Balthazar commissioned Joris van Spilbergen, who sailed in May 1600 with four ships to India. The expedition turned back after capturing a Spanish ship en route. Moucheron was supported by stadtholder Maurits of Orange.

Through a merger of the Veerse Compagnie and the Middelburgsche Compagnie (Compagnie van Tenhaeff) in November 1600, the Verenigde Zeeuwse Compagnie (United company of Zeeland) was founded. Balthazar left the company at that point. Only Pieter van Hecke and Pierre le Moyne remained loyal; they formed the Compagnie van De Moucheron in 1601. The company eventually helped with the founding of the Dutch East India Company but demanded a payment delay, protection from his creditors, and free passage on the east coast of Africa (Mozambique).

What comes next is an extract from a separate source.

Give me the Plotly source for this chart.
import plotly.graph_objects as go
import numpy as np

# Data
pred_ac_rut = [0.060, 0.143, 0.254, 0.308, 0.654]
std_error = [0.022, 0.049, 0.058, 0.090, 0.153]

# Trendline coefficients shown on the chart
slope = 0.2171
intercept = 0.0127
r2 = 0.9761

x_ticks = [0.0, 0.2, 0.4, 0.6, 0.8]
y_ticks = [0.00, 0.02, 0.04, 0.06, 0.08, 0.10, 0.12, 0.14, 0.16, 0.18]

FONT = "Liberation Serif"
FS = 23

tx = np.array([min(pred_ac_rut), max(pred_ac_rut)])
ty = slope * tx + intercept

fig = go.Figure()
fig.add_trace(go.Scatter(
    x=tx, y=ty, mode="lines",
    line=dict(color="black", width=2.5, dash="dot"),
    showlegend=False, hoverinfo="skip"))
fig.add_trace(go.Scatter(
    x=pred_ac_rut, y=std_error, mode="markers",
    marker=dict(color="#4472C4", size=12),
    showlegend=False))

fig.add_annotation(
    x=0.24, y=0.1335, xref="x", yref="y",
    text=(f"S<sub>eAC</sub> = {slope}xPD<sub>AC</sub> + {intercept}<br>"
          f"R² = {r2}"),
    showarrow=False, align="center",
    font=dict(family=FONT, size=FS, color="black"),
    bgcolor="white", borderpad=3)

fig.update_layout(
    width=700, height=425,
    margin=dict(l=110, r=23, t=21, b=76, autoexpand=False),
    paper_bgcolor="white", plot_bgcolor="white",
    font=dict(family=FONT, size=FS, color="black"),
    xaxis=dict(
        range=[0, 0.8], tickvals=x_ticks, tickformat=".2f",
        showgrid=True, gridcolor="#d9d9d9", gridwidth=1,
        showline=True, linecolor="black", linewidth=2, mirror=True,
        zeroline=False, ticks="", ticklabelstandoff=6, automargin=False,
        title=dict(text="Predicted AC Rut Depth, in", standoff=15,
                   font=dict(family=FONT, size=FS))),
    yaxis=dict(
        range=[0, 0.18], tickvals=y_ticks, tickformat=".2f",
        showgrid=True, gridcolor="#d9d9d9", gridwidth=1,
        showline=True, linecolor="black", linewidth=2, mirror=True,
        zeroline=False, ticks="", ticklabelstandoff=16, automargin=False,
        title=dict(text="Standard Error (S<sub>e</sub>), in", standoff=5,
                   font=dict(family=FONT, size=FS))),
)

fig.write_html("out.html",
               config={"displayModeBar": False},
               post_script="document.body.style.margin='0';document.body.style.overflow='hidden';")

In 1601 he sent Joris van Spilbergen with three ships, Ram, Schaap, and Lam, on a successful expedition to establish trade relations with the Kingdom of Kandy. They eventually reached Atjeh.

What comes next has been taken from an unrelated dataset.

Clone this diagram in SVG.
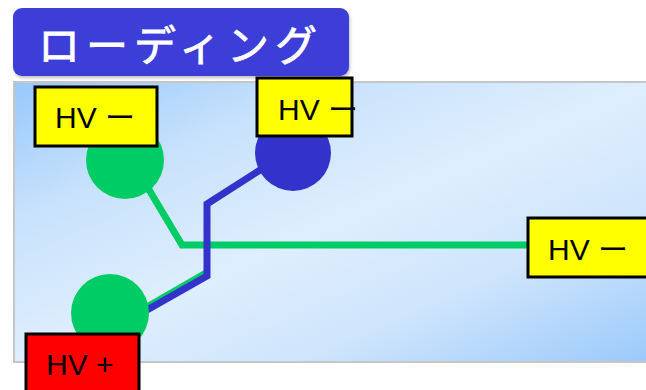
<svg xmlns="http://www.w3.org/2000/svg" width="646" height="390" viewBox="0 0 646 390">
  <defs>
    <linearGradient id="panelFill" x1="0" y1="0" x2="1" y2="1">
      <stop offset="0" stop-color="#97c8fb"/>
      <stop offset="0.25" stop-color="#c8e2fc"/>
      <stop offset="0.5" stop-color="#deeefd"/>
      <stop offset="0.72" stop-color="#cfe5fc"/>
      <stop offset="1" stop-color="#9ac9fb"/>
    </linearGradient>
    <filter id="softShadow" x="-5%" y="-10%" width="110%" height="130%">
      <feDropShadow dx="1" dy="2" stdDeviation="1.5" flood-color="#000" flood-opacity="0.25"/>
    </filter>
  </defs>
  <style>
    .label { stroke: #000; stroke-width: 3; }
    .label-text { font-family: "Liberation Sans", "Noto Sans CJK JP", sans-serif; font-size: 30px; fill: #000; }
    .dash { font-family: "Noto Sans CJK JP", sans-serif; }
    .wire { fill: none; stroke-width: 7; stroke-linejoin: miter; }
    .green { stroke: #00cc66; }
    .blue { stroke: #3333cc; }
  </style>

  <!-- title banner -->
  <g id="title">
    <rect x="13" y="8" width="336" height="68" rx="9" fill="#3c3cd8" filter="url(#softShadow)"/>
    <text x="38" y="61" font-family="'Noto Sans CJK JP', sans-serif" font-size="42" letter-spacing="6" fill="#fff" stroke="#fff" stroke-width="0.8">ローディング</text>
  </g>

  <!-- background panel -->
  <g id="panel">
    <rect x="14" y="82" width="640" height="280" fill="url(#panelFill)" stroke="#c6c6c6" stroke-width="2"/>
  </g>

  <!-- connectors -->
  <g id="connectors">
    <polyline class="wire green" points="148,188 182,245 530,245"/>
    <!-- green return path runs underneath the blue lead -->
    <polyline class="wire green" points="206,273 140,311"/>
    <polyline class="wire blue" points="268,165 207,204 207,276 140,314"/>
  </g>

  <!-- terminals -->
  <g id="node-green-top">
    <circle cx="125" cy="160" r="39" fill="#00cc66"/>
  </g>
  <g id="node-blue-top">
    <circle cx="293" cy="153" r="38" fill="#3333cc"/>
  </g>
  <g id="node-green-bottom">
    <circle cx="110" cy="313" r="39" fill="#00cc66"/>
  </g>

  <!-- labels -->
  <g id="label-hv-minus-1">
    <rect class="label" x="35" y="87" width="122" height="59" fill="#ffff00"/>
    <text class="label-text" x="55" y="128">HV <tspan class="dash">ー</tspan></text>
  </g>
  <g id="label-hv-minus-2">
    <rect class="label" x="257" y="78" width="95" height="58" fill="#ffff00"/>
    <text class="label-text" x="278" y="120">HV <tspan class="dash">ー</tspan></text>
  </g>
  <g id="label-hv-minus-3">
    <rect class="label" x="528" y="218" width="130" height="59" fill="#ffff00"/>
    <text class="label-text" x="548" y="260">HV <tspan class="dash">ー</tspan></text>
  </g>
  <g id="label-hv-plus">
    <rect class="label" x="26" y="334" width="113" height="70" fill="#ff0000"/>
    <text class="label-text" x="46" y="375">HV +</text>
  </g>
</svg>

Van Spilbergen met the king of Kandy (Sri Lanka), Vimala Dharma Suriya, in 1602 and discussed the possibility of trade in cinnamon. When van Spilbergen returned to Zeeland in 1604, carrying rubies, sapphires, topazes and other gemstones that he had received as a gift from the maharajah of Kandy, the independent companies of Holland and Zeeland had already merged to form the Dutch East India Company. One year before the expedition returned from their travels, Balthazar declared bankruptcy and fled to France.

== Personal life ==
Balthazar was married twice. His first wife was Jacqueline de la Croix, who died in 1589. In 1591 he married Elysabeth Berwoudts Van Crompvliet in Delft. Around 1630 he died in poverty in France.

== Biography ==

- De Jonge, J. K. J. (1862). De opkomst van het Nederlandsch gezag in Oost-Indië, 1595–1610. . Den Haag: Martinus Nijhoff
- Unger, W. S. (1948). De oudste reizen van de Zeeuwen naar Oost-Indië. . Den Haag: Martinus Nijhoff.
- Wijnroks, E. H. (2003). Handel tussen Rusland en de Nederlanden, 1560–1640. . Hilversum.